Formatting the labels of the axes
Let’s suppose that x
is a percentage value and we want to express this with the tick mark labels on the x-axis. Of course, we could introduce a new column to data
which holds x * 100
. However, we would still have to deal with the percentage sign. It is much easier to tell ggplot to use the function percent
as the labeling function for the continuous x-axis. To do so, we introduce another line to the ggplot:
ggplot(data, aes(x = x, y = y)) +
geom_point() +
geom_smooth(method = "lm", se = F) +
scale_x_continuous(labels = percent)
## `geom_smooth()` using formula 'y ~ x'
And that’s it. Our x-axis is nicely formatted with values between 0 and 100 with a “%” as suffix. But what does the function percent()

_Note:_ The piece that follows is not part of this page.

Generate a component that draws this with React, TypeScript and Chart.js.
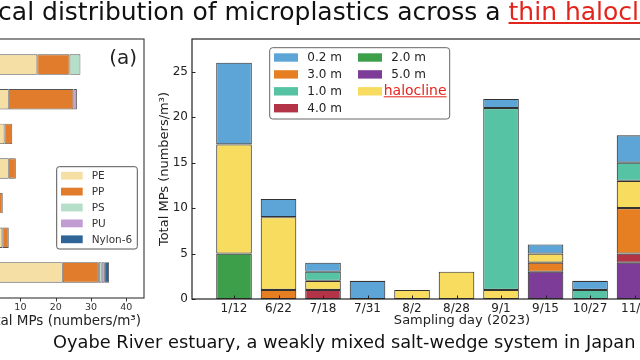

actually do? As you can see in the next example, it simply takes any numerical value, multiplies it by 100, rounds it, and adds the “%”.
percent(0.1356)
## [1] "14%"
Interestingly, percent()
is just a special case of the more general function number_format()
. By using this function, we can easily write our own functions that do arbitrary stuff to our numerical values. For example, I want a function that, roughly speaking, replaces 000
by k
, meaning that 1000
gets 1k
, 20000
gets 20k
and so on. With the following call, I am defining the function ks
that does that. In it, I am using the function number_format()
.
ks <- function (x) { number_format(accuracy = 1,
scale = 1/1000,
suffix = "k",
big.mark = ",")(x) }
Remember that number_format()
returns itself a function. That’s why the (x)
is all at the back of the function definition. It is the only argument of the function that is returned by number_format()
.
ks(9000)
## [1] "9k"
ks(1234000)
## [1] "1,234k"
ks(2322)
## [1] "2k"
As you can see, ks()
does what it should. But why?
accuracy
defines how should be rounded. Note that this changes the accuracy of the value in the last call:2322
simply gets2k
.scale
defines which value should be multiplied by the original value. In this case, the original value should be divided by 1000. This is the same as multiplying by 1/1000.suffix
tells R what to add behind the result (there’s also an argumentprefix
in case you want to add something before the new value).big.mark
introduces a character between thousands which makes larger values more readable.
Let’s use this new function as the labeling function for our y-axis.
ggplot(data, aes(x = x, y = y)) +
geom_point() +
geom_smooth(method = "lm", se = F) +
scale_x_continuous(labels = percent) +
scale_y_continuous(labels = ks)
## `geom_smooth()` using formula 'y ~ x'
That worked! And just in case you want to see the complete numbers but just format them in a way that is a little more readable, use the function comma()
.
ggplot(data, aes(x = x, y = y)) +
geom_point() +
geom_smooth(method = "lm", se = F) +
scale_x_continuous(labels = percent) +
scale_y_continuous(labels = comma)
## `geom_smooth()` using formula 'y ~ x'
comma()
really makes sense when you are dealing with large numbers (e.g., corpus sizes in linguistics) and quickly want to see the magnitude of different numbers. See? No need for counting zeroes anymore!
large.vals <- sample(10000000:200000000, 10)
comma(large.vals)
## [1] "76,812,506" "90,947,703" "28,384,382" "179,313,871" "126,583,426"
## [6] "198,167,391" "156,970,121" "166,548,073" "119,490,834" "70,583,212"
Transparent colors
Now to something completely different: when I started using transparent colors in R, I had to remember the hex-value 7F
because it stands for 127, which is rougly the half of 255. By defining colors like
half.trans.blue <- "#0000FF7F"
half.trans.red <- "#FF00007F"
I got colors that are half transparent. I used those codes in plots where I needed transparent colors. With the function alpha()
from the “scales” package, this is much easier and more straightforward:
plot(c(1, 1), c(0.5, 1.5),
pch = 19, cex = 10, ylim = c(-5, 10),
col = c(half.trans.blue, half.trans.red))
plot(c(1, 1), c(0.5, 1.5),
pch = 19, cex = 10, ylim = c(-5, 10),
col = alpha(c("blue", "red"), 0.5))
You just give alpha()
a vector of colors and a transparency value between 0 and 1 and it calculates the hex codes for you. You can also give it several transparency values if you want your colors to have different transparencies. I really like this and use it a lot. Remember, that you don’t have to load a package to use a function that’s in this package. You could simply use double colons to access a function in a package, e.g. scales::alpha("blue", .5)
.
As I said: There’s a lot more you can do with the “scales” package. I only described the few functions I am using the most. But please feel free to add other stuff in the comments. Bye!